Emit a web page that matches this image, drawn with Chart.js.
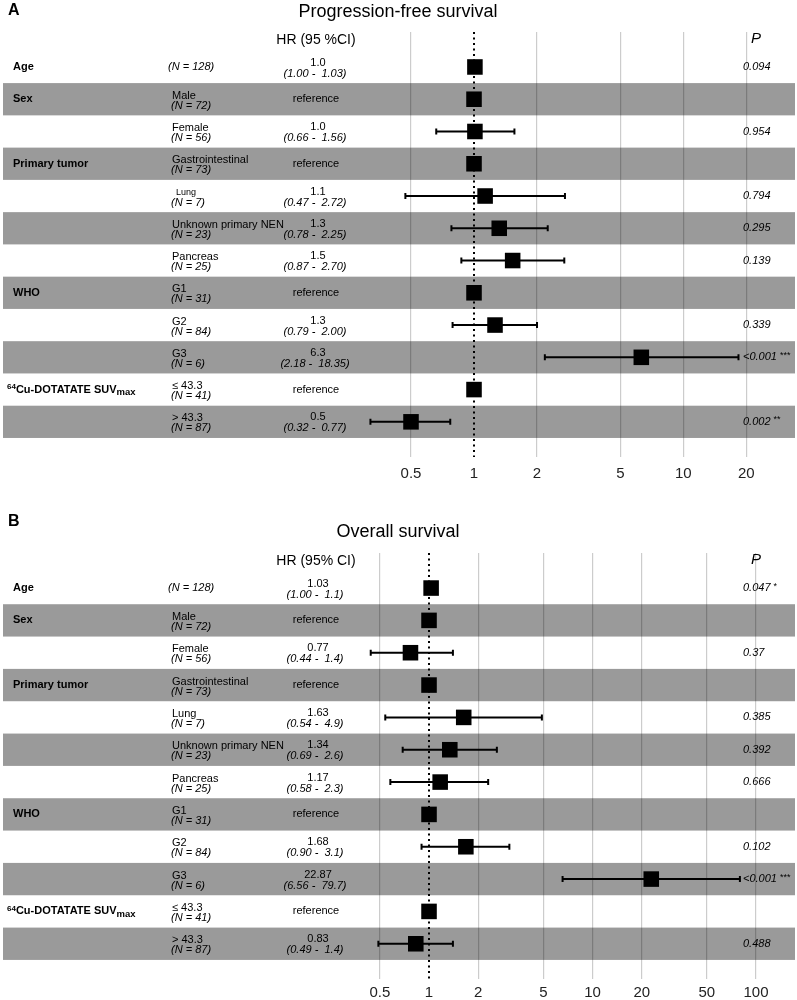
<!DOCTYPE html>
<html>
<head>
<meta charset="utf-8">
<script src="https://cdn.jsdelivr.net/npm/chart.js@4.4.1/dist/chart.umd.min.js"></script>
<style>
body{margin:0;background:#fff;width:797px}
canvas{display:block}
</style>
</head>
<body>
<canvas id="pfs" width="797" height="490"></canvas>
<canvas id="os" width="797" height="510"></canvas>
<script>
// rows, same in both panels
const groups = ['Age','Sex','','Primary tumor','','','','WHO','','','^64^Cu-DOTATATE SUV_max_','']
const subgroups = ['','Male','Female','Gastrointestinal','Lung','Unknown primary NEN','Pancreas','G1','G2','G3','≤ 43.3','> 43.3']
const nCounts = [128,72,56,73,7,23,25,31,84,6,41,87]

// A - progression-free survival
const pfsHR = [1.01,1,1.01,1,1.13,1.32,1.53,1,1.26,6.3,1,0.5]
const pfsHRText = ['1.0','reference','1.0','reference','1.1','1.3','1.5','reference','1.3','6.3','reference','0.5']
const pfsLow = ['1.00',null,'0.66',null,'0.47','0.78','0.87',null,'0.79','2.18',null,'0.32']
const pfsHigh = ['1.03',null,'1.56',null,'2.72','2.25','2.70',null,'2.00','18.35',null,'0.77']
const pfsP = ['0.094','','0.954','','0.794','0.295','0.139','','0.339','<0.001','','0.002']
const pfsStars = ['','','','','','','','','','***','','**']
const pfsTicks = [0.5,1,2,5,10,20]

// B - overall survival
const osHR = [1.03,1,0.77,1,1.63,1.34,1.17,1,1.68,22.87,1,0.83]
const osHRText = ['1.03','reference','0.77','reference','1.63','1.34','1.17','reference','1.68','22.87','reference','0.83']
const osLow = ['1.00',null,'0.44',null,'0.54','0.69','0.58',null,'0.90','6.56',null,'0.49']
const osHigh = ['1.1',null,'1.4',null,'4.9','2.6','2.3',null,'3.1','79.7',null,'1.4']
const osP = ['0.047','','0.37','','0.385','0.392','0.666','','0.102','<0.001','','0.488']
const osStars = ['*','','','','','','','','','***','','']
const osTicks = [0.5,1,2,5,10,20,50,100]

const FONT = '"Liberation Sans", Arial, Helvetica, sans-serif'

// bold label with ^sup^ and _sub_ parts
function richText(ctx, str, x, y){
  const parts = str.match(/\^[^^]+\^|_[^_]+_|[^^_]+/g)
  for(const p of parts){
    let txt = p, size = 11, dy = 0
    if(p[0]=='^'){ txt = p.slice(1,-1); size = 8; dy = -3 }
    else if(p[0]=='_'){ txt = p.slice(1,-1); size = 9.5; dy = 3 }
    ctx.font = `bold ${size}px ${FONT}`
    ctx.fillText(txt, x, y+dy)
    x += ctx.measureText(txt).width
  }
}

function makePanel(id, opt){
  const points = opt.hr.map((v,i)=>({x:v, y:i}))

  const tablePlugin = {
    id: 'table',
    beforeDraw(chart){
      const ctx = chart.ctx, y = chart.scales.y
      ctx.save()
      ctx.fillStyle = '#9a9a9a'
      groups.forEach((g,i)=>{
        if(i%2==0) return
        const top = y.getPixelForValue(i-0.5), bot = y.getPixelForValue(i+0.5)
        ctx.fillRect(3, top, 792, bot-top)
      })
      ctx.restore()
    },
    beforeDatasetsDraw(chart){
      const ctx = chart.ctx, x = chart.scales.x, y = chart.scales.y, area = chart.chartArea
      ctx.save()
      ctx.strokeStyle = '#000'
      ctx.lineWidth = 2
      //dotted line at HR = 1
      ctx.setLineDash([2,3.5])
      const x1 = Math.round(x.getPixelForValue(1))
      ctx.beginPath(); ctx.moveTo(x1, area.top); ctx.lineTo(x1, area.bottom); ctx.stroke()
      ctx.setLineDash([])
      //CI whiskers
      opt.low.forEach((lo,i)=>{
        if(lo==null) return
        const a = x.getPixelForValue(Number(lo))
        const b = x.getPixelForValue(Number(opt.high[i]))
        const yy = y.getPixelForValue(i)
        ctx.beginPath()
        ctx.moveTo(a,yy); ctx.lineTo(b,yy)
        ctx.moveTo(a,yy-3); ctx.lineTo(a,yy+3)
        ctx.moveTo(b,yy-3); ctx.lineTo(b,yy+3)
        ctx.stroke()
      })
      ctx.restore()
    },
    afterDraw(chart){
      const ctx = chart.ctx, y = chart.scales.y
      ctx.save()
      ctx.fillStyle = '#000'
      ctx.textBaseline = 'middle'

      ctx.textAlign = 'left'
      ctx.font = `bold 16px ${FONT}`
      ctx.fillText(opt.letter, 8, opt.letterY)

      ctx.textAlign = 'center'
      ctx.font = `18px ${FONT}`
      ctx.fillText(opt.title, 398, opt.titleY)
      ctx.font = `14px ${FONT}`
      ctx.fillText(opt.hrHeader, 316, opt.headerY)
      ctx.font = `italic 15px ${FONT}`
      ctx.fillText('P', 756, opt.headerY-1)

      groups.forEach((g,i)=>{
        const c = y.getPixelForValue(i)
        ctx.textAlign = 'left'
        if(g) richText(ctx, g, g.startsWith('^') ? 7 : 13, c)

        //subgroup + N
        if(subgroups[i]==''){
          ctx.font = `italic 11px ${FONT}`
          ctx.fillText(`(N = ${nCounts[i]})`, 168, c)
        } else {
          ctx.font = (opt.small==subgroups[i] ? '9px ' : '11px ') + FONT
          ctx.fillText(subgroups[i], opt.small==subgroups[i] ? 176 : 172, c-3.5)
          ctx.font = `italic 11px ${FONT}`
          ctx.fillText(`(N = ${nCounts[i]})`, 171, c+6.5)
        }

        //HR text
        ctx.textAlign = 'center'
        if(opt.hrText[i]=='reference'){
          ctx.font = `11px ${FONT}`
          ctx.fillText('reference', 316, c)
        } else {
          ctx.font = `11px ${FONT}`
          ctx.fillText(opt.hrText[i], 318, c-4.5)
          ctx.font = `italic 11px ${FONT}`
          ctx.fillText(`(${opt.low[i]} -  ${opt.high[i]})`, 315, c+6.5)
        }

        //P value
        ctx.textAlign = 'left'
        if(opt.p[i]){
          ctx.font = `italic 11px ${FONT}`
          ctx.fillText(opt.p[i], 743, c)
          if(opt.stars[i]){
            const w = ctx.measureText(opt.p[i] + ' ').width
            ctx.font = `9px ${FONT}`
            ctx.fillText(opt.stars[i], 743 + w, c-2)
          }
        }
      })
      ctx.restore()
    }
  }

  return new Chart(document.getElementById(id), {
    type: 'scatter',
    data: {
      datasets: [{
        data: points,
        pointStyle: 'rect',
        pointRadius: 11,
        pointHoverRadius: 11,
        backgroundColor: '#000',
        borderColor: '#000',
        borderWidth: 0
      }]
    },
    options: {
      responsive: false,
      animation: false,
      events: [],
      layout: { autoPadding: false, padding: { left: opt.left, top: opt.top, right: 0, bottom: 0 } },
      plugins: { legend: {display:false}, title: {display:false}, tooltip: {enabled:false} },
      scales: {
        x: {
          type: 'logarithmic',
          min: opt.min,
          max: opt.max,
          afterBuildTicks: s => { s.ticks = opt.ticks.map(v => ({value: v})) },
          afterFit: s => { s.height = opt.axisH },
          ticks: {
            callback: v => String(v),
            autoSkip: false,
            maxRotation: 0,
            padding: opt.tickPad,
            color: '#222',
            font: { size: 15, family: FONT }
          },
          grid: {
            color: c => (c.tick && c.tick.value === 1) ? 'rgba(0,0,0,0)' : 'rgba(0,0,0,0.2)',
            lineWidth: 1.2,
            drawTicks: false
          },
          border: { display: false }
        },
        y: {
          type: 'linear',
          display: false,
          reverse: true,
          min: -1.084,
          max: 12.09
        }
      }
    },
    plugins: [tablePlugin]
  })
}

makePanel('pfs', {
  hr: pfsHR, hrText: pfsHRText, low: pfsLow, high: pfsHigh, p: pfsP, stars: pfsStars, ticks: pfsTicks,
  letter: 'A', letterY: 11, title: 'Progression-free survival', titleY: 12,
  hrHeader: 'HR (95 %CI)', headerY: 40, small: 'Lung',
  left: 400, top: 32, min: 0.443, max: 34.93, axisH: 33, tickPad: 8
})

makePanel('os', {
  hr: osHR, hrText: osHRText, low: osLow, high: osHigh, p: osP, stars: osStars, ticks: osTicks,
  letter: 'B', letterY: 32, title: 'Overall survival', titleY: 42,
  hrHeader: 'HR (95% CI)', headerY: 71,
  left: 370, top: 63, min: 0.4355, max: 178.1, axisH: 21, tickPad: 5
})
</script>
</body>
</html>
☆ ☆ ☆ ☆ ☆
WHAT NEEDS TO BE DONE — Restate the data word for word from its first line through the line with "const pfsTicks = [0.5,1,2,5,10,20]", leaving out any picture along the way.

THE OUTPUT —
Emit a web page that matches this image, drawn with Chart.js.
<!DOCTYPE html>
<html>
<head>
<meta charset="utf-8">
<script src="https://cdn.jsdelivr.net/npm/chart.js@4.4.1/dist/chart.umd.min.js"></script>
<style>
body{margin:0;background:#fff;width:797px}
canvas{display:block}
</style>
</head>
<body>
<canvas id="pfs" width="797" height="490"></canvas>
<canvas id="os" width="797" height="510"></canvas>
<script>
// rows, same in both panels
const groups = ['Age','Sex','','Primary tumor','','','','WHO','','','^64^Cu-DOTATATE SUV_max_','']
const subgroups = ['','Male','Female','Gastrointestinal','Lung','Unknown primary NEN','Pancreas','G1','G2','G3','≤ 43.3','> 43.3']
const nCounts = [128,72,56,73,7,23,25,31,84,6,41,87]

// A - progression-free survival
const pfsHR = [1.01,1,1.01,1,1.13,1.32,1.53,1,1.26,6.3,1,0.5]
const pfsHRText = ['1.0','reference','1.0','reference','1.1','1.3','1.5','reference','1.3','6.3','reference','0.5']
const pfsLow = ['1.00',null,'0.66',null,'0.47','0.78','0.87',null,'0.79','2.18',null,'0.32']
const pfsHigh = ['1.03',null,'1.56',null,'2.72','2.25','2.70',null,'2.00','18.35',null,'0.77']
const pfsP = ['0.094','','0.954','','0.794','0.295','0.139','','0.339','<0.001','','0.002']
const pfsStars = ['','','','','','','','','','***','','**']
const pfsTicks = [0.5,1,2,5,10,20]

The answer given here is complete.